Source excerpt:
/---
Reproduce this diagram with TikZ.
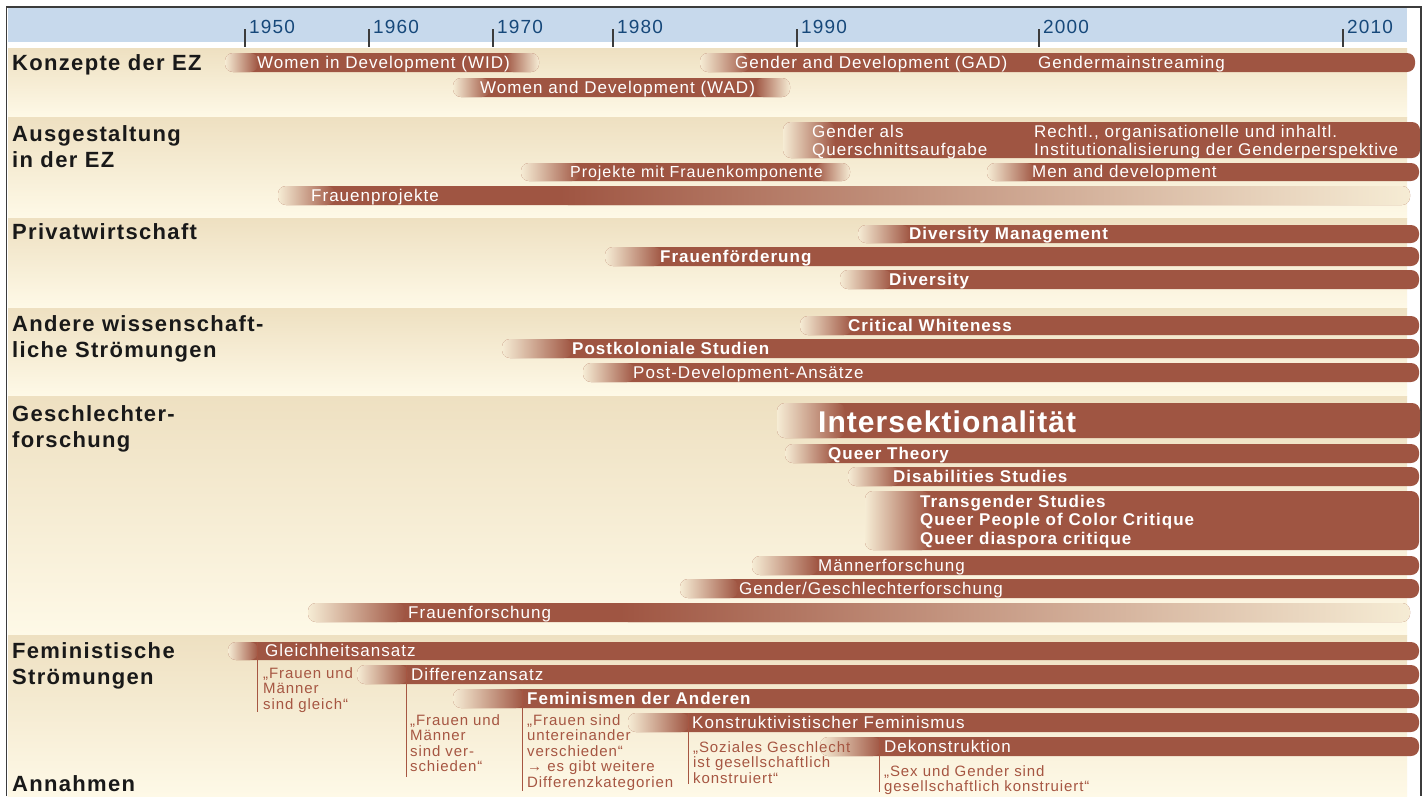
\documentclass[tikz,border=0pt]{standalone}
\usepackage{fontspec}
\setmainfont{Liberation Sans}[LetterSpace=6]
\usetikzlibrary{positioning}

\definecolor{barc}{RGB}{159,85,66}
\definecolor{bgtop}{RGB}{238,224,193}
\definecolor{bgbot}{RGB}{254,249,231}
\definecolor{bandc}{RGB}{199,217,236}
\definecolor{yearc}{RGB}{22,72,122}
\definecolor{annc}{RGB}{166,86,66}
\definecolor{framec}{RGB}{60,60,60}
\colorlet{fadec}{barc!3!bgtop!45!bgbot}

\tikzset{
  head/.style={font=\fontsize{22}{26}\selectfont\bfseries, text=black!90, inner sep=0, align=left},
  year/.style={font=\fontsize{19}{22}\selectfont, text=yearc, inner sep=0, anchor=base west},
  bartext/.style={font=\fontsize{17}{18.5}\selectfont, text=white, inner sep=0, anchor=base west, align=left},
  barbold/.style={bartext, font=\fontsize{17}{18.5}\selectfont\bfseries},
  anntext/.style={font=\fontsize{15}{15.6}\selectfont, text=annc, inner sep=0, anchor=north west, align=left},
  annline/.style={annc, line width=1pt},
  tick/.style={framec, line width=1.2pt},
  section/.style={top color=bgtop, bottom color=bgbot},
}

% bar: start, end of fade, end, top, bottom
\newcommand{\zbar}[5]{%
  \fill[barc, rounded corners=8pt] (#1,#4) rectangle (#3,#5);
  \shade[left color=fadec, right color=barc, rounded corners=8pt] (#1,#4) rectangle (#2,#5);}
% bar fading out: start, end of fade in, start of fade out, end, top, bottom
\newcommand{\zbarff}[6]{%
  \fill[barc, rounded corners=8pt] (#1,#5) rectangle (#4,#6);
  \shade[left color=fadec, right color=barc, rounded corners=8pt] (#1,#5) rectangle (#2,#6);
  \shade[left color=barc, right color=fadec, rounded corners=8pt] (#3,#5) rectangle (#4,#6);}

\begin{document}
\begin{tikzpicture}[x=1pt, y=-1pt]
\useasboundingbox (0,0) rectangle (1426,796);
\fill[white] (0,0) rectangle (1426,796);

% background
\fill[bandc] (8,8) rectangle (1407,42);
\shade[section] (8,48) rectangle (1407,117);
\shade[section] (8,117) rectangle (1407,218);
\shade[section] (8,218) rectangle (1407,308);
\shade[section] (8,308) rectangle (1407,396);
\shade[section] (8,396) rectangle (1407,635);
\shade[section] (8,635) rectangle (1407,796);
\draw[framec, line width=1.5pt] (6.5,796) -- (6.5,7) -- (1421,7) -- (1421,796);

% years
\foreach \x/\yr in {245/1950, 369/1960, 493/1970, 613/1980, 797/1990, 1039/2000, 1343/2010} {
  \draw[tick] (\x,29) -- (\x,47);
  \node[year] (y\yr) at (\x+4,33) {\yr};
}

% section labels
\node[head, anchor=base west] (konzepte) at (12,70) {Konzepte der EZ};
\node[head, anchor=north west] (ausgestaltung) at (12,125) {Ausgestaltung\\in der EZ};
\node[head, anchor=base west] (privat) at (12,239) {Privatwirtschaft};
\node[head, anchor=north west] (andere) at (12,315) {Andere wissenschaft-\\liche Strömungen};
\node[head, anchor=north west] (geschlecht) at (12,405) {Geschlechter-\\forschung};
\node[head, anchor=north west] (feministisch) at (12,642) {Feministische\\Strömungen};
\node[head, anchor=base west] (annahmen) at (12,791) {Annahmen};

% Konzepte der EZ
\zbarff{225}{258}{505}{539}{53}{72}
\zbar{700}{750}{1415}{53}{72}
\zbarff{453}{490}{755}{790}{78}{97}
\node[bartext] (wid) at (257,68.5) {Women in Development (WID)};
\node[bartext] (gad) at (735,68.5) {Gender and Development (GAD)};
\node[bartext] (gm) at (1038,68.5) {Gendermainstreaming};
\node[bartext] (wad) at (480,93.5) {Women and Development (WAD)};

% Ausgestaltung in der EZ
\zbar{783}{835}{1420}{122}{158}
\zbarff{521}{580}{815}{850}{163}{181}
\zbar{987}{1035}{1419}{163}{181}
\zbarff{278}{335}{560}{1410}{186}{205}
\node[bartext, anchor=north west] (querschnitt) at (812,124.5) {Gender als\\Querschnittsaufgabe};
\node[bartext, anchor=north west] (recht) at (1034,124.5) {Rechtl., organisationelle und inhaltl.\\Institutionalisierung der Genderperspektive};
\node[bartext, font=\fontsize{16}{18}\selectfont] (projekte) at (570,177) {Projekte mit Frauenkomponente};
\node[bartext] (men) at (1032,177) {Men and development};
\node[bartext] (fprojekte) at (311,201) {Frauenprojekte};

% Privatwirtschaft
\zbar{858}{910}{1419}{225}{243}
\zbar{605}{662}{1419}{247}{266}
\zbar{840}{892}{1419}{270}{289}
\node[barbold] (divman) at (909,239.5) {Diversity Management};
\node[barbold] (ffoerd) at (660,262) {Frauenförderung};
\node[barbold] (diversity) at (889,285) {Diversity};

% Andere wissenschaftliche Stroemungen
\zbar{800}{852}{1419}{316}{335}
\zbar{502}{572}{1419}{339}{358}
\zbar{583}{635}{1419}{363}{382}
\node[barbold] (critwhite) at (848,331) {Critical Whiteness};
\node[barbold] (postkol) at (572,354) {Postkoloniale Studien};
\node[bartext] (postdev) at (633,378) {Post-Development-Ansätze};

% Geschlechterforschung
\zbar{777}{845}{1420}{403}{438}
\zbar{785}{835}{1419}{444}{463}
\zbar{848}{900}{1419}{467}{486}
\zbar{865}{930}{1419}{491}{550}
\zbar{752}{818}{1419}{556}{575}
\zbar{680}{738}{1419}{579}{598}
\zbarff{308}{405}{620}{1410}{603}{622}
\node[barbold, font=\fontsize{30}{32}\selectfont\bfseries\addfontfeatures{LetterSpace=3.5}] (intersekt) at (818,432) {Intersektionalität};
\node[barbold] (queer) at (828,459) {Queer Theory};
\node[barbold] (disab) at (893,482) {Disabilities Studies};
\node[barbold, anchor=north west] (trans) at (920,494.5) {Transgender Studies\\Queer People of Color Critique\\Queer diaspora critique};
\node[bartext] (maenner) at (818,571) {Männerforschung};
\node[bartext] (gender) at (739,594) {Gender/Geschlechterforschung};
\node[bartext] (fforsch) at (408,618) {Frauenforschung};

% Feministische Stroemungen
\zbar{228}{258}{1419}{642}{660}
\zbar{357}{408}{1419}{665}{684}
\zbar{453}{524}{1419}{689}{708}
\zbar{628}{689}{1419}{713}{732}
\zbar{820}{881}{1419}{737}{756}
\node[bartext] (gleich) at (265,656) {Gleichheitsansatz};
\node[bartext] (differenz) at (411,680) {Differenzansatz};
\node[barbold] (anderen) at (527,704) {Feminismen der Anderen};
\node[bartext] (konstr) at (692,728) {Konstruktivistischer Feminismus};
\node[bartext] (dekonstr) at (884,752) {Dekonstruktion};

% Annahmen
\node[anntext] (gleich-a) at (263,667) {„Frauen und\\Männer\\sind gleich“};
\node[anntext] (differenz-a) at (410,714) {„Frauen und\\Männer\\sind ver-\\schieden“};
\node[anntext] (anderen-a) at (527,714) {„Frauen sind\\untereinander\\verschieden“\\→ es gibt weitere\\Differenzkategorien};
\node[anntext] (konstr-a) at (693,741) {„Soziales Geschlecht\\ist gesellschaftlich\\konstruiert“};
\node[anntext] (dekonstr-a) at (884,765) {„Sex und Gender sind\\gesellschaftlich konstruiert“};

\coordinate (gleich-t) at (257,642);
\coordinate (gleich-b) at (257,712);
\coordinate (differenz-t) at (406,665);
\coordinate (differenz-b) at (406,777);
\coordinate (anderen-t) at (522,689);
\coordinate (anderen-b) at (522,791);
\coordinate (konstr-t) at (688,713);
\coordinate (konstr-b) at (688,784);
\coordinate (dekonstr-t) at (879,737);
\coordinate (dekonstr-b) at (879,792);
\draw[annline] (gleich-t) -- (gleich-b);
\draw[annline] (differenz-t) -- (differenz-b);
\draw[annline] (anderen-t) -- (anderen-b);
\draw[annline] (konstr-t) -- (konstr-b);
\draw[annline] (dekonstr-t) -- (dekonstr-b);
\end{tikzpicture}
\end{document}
\---
The request: Restate exactly, please, only the lines between the start of the data and the line containing "(1421,7) -- (1421,796);", both ends included, skipping the pictures.

Answer to this task:
Reproduce this diagram with TikZ.
\documentclass[tikz,border=0pt]{standalone}
\usepackage{fontspec}
\setmainfont{Liberation Sans}[LetterSpace=6]
\usetikzlibrary{positioning}

\definecolor{barc}{RGB}{159,85,66}
\definecolor{bgtop}{RGB}{238,224,193}
\definecolor{bgbot}{RGB}{254,249,231}
\definecolor{bandc}{RGB}{199,217,236}
\definecolor{yearc}{RGB}{22,72,122}
\definecolor{annc}{RGB}{166,86,66}
\definecolor{framec}{RGB}{60,60,60}
\colorlet{fadec}{barc!3!bgtop!45!bgbot}

\tikzset{
  head/.style={font=\fontsize{22}{26}\selectfont\bfseries, text=black!90, inner sep=0, align=left},
  year/.style={font=\fontsize{19}{22}\selectfont, text=yearc, inner sep=0, anchor=base west},
  bartext/.style={font=\fontsize{17}{18.5}\selectfont, text=white, inner sep=0, anchor=base west, align=left},
  barbold/.style={bartext, font=\fontsize{17}{18.5}\selectfont\bfseries},
  anntext/.style={font=\fontsize{15}{15.6}\selectfont, text=annc, inner sep=0, anchor=north west, align=left},
  annline/.style={annc, line width=1pt},
  tick/.style={framec, line width=1.2pt},
  section/.style={top color=bgtop, bottom color=bgbot},
}

% bar: start, end of fade, end, top, bottom
\newcommand{\zbar}[5]{%
  \fill[barc, rounded corners=8pt] (#1,#4) rectangle (#3,#5);
  \shade[left color=fadec, right color=barc, rounded corners=8pt] (#1,#4) rectangle (#2,#5);}
% bar fading out: start, end of fade in, start of fade out, end, top, bottom
\newcommand{\zbarff}[6]{%
  \fill[barc, rounded corners=8pt] (#1,#5) rectangle (#4,#6);
  \shade[left color=fadec, right color=barc, rounded corners=8pt] (#1,#5) rectangle (#2,#6);
  \shade[left color=barc, right color=fadec, rounded corners=8pt] (#3,#5) rectangle (#4,#6);}

\begin{document}
\begin{tikzpicture}[x=1pt, y=-1pt]
\useasboundingbox (0,0) rectangle (1426,796);
\fill[white] (0,0) rectangle (1426,796);

% background
\fill[bandc] (8,8) rectangle (1407,42);
\shade[section] (8,48) rectangle (1407,117);
\shade[section] (8,117) rectangle (1407,218);
\shade[section] (8,218) rectangle (1407,308);
\shade[section] (8,308) rectangle (1407,396);
\shade[section] (8,396) rectangle (1407,635);
\shade[section] (8,635) rectangle (1407,796);
\draw[framec, line width=1.5pt] (6.5,796) -- (6.5,7) -- (1421,7) -- (1421,796);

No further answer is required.